Many suicidal people are eventually grateful they didn’t kill themselves. This is sometimes used as an argument in favor of preventing people committing suicide, as Scott recently alluded to. A few years down the line, the argument goes, they’ll be thanking you for pulling them back from the edge, you should feel justified in doing so now. In the past they didn’t want to commit suicide – in the future they’ll be glad they didn’t commit suicide. Their current mental state is a temporary aberration, which we should not hold them accountable for; rather, we should protect their ‘true self’ from it.

There are many examples of similar arguments being used in different contexts.

  • People sometimes stage ‘interventions’ with alcoholics. In the past the alcoholic did not want to drink such excessive quantities. And post-intervention, the ex-alcholic will appreciate their newfound control over their life – they’ll be glad you took away the rum. Their current mental state is a temporary aberration, which we should not hold them accountable for; rather, we should protect their true self from it.
  • Pro-abortion campaigners often claim that, while abortion is terrible, it is sometimes necessary to prevent even worse consequences for the woman. However, pro-life campaigners point out that most women denied abortions are later pleased to have a child, describing the child they would have killed as being the love of their life – as even pro-abortion researchers agree. In the past the woman didn’t plan on having an abortion, and in the future she will be glad her request to have one was denied. Her current mental state is a temporary aberration, which we should not hold her accountable for; rather, we should protect her true self (and her child) from it.
  • Another application is disability. People generally over-estimate how unhappy becoming disabled will make them. Ought we conclude from this that becoming disabled is not as bad as we thought?
  • Or re-education camps. Suppose some enemies of the state, having been perverted by reading Ayn Rand novels, are sent to re-education camps in Siberia for being evil capitalist enemies of the revolution. The camps are very effective: 100% of survivors become devout believers in Neo-Bolshevism. In the past they didn’t want to betray the revolution, and in the future they’ll be glad for the re-education. Their current individualistic mental state is a temporary aberration, which we should not hold them accountable for; rather, we should protect their true proletariat self from it.

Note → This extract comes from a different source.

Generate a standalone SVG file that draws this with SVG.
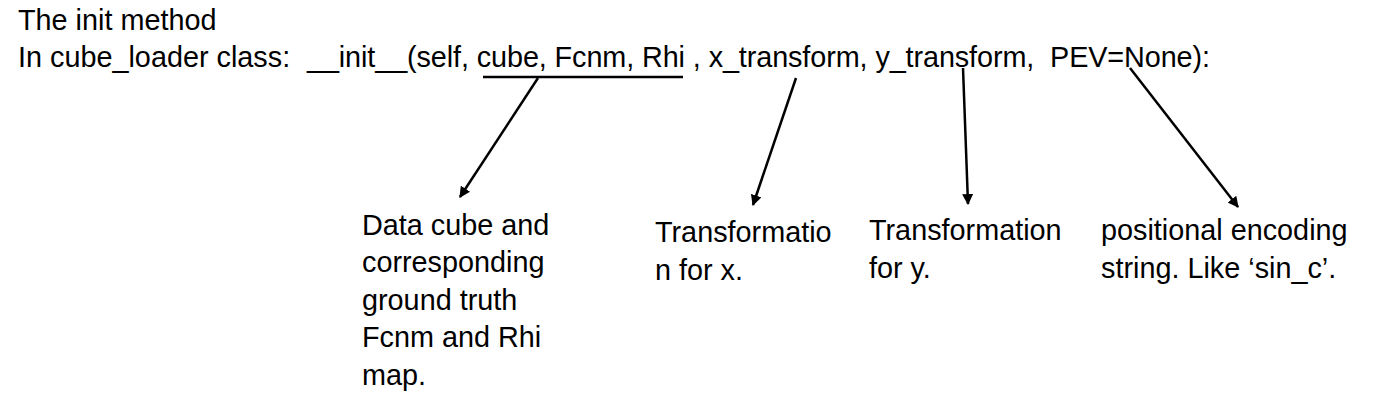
<svg xmlns="http://www.w3.org/2000/svg" width="1381" height="402" viewBox="0 0 1381 402">
<style>
text{font-family:"Liberation Sans",Arial,sans-serif;font-size:28.8px;fill:#000;white-space:pre}
.c{stroke:#000;stroke-width:2.5;fill:none}
</style>
<defs>
<marker id="ah" viewBox="0 0 10 10" refX="9" refY="5" markerWidth="4.4" markerHeight="4.4" markerUnits="strokeWidth" orient="auto">
<path d="M0,0 L10,5 L0,10 z" fill="#000"/>
</marker>
</defs>
<rect width="1381" height="402" fill="#fff"/>
<g id="header">
<text x="18" y="30">The init method</text>
<text x="18" y="67">In cube_loader class:</text>
</g>
<g id="signature">
<text x="307" y="67" textLength="903" lengthAdjust="spacing">__init__(self, cube, Fcnm, Rhi , x_transform, y_transform,  PEV=None):</text>
</g>
<g id="connectors">
<line class="c" x1="483" y1="77" x2="683" y2="77" stroke-width="3"/>
<line class="c" x1="538" y1="78" x2="460" y2="197" marker-end="url(#ah)"/>
<line class="c" x1="796" y1="78" x2="753" y2="205" marker-end="url(#ah)"/>
<line class="c" x1="963" y1="68" x2="968" y2="204" marker-end="url(#ah)"/>
<line class="c" x1="1130" y1="68" x2="1238" y2="207" marker-end="url(#ah)"/>
</g>
<g id="node-cube">
<text x="362" y="235">Data cube and</text>
<text x="362" y="272">corresponding</text>
<text x="362" y="310">ground truth</text>
<text x="362" y="347">Fcnm and Rhi</text>
<text x="362" y="385">map.</text>
</g>
<g id="node-x">
<text x="655" y="242">Transformatio</text>
<text x="655" y="280">n for x.</text>
</g>
<g id="node-y">
<text x="869" y="240">Transformation</text>
<text x="869" y="278">for y.</text>
</g>
<g id="node-pev">
<text x="1101" y="240">positional encoding</text>
<text x="1101" y="278">string. Like ‘sin_c’.</text>
</g>
</svg>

I am not a fan of these arguments in general. Part of what constitutes our identity is our beliefs and values. To the extent that these change over time for reasons we would not endorse, to the extent we suffer value drift, [we have to some degree died.](http://lesswrong.com/lw/2zj/value_deathism/) Dying is bad. Perhaps a heroic sacrifice to save something you care about deeply might be worthwhile – but if it is, being made to abandon your value is all the worse.

And if dying if bad, then murder is yet worse. And yet that is what our benevolent busybodies are doing – destroying some small part of their friend, and replacing it with another.

And yet! – this is not nearly so bad in the suicide case. A large part of what makes murder morally wrong is that the victim does not wish to die. In the case of suicide, (at least part of) the victim longs for the embrace of death. By intervening and turning them from suicide, you are killing precisely the part of them that wanted to die. Since it wanted to die, killing it is presumably significantly less immoral. You are basically allowing the suicidal person to commit1 suicide, and then recycling their body for the benefit of a new (or at least slightly different), life-loving person.

So I think that this argument is significantly stronger in the case of suicide than in other cases.


  1. How strange that one ‘has’ an abortion, yet ‘commits’ suicide. Yet when I try to change the language it reads so awkwardly I have to change it back.